I won't dance around it -- the last eight months with Amy have taken a major toll on our finances, and we can't keep doing it.
When my mom died, my aunt alerted us that Amy was likely eligble for survivorship benefits. We jumped through hoops, made countless phone calls, paid for express birth certificates. Dad travelled to Amy to attend her SSI phone appointment with her.
She was approved, and there was light at then end of the tunnel. Of the tiny amount of money my mom ever had, she spent so much of it on Amy -- cell phone, cable, clothes, hair cuts, medical copays, keeping up the wheelchair van, insuring the van, bus rides, special rec and other social activities -- and the survivorship benefit was going to let Amy maintain that standard of living with the help of my mom.
I felt such intense relief.
Today, I learned that the law in Illinois says that her home will be getting the surviorship beneift, since medicaid pays for the CILA.
Amy is allowed to keep fifty dollars a month total, from both her regular SSI and her survivorship benefit, and from that she is expected to pay all her expenses beyond the basic room and board and physical care that the house agency provides.
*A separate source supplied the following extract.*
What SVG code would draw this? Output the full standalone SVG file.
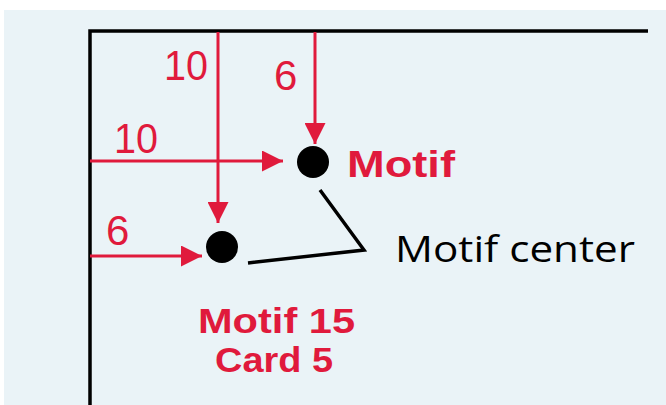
<svg xmlns="http://www.w3.org/2000/svg" width="666" height="405" viewBox="0 0 666 405">
<defs>
<style>
.red{stroke:#e01a3c;stroke-width:3;fill:none}
.blk{stroke:#000;stroke-width:3.5;fill:none}
.num{font-family:"Liberation Sans",Arial,sans-serif;font-size:42px;fill:#e01a3c}
.lab{font-family:"Liberation Sans",Arial,sans-serif;font-size:37px;font-weight:bold;fill:#e01a3c}
.lab2{font-family:"Open Sans","Liberation Sans",Arial,sans-serif;font-size:36px;font-weight:500;fill:#000}
.sm{font-size:35px}
</style>
<marker id="ah" viewBox="0 0 10 10" refX="10" refY="5" markerWidth="7" markerHeight="7" markerUnits="strokeWidth" orient="auto">
<path d="M0,0 L10,5 L0,10 Z" fill="#e01a3c"/>
</marker>
</defs>
<rect x="0" y="0" width="666" height="405" fill="#ffffff"/>
<rect x="4" y="10" width="662" height="395" fill="#eaf3f7"/>
<g id="frame">
<path class="blk" d="M90,405 V31 H648"/>
</g>
<g id="connectors">
<line class="red" x1="218" y1="32" x2="218" y2="223" marker-end="url(#ah)"/>
<line class="red" x1="315" y1="32" x2="315" y2="144" marker-end="url(#ah)"/>
<line class="red" x1="90" y1="161" x2="283" y2="161" marker-end="url(#ah)"/>
<line class="red" x1="90" y1="256" x2="202" y2="256" marker-end="url(#ah)"/>
<polyline class="blk" points="320,190 364,250 248,263"/>
</g>
<g id="motif">
<circle cx="313" cy="162" r="16" fill="#000"/>
<text class="lab" x="347" y="177" textLength="108" lengthAdjust="spacingAndGlyphs">Motif</text>
</g>
<g id="motif15">
<circle cx="222" cy="247" r="16" fill="#000"/>
<text class="lab sm" x="198" y="333" textLength="157" lengthAdjust="spacingAndGlyphs">Motif 15</text>
<text class="lab sm" x="215" y="372" textLength="118" lengthAdjust="spacingAndGlyphs">Card 5</text>
</g>
<g id="center-label">
<text class="lab2" x="395" y="262" textLength="240" lengthAdjust="spacingAndGlyphs">Motif center</text>
</g>
<g id="labels">
<text class="num" x="164" y="80" textLength="44" lengthAdjust="spacingAndGlyphs">10</text>
<text class="num" x="274" y="90">6</text>
<text class="num" x="114" y="153" textLength="44" lengthAdjust="spacingAndGlyphs">10</text>
<text class="num" x="106" y="245">6</text>
</g>
</svg>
That covers her cell phone (which is a necessity given that her house will only allow her to use the house phone for 15 minutes a day, and because she can't open her bedroom door herself, and so routinely has to call the landline in her house to say HEY, I'm locked in my room and can't get out).
This just doesn't make any sense to me. Without the funds, Amy can't do most of the things we discussed in her planning meeting -- special rec activities and socialization, attending more events like Speak Up Speak Out. She is relegated to sitting in her room waiting out the days.
We could keep giving her the money at the expense of ourselves. We'd like to have kids... we'd like to pay our student loans off... we'd like to stay up on our credit card. By taking these funds away from Amy, the state is creating a negative dynamic between Amy and her sisters who will struggle to compensate. Do I resent that I have to choose between good financial decisions for myself and taking care of Amy? Oh yes. Thanks, Illinois, you low-ranking piece of crap.
I'm a work, and I am FREAKING OUT. I'm hoping by writing this, I'll manage to pull the tears back in and carry on. Right.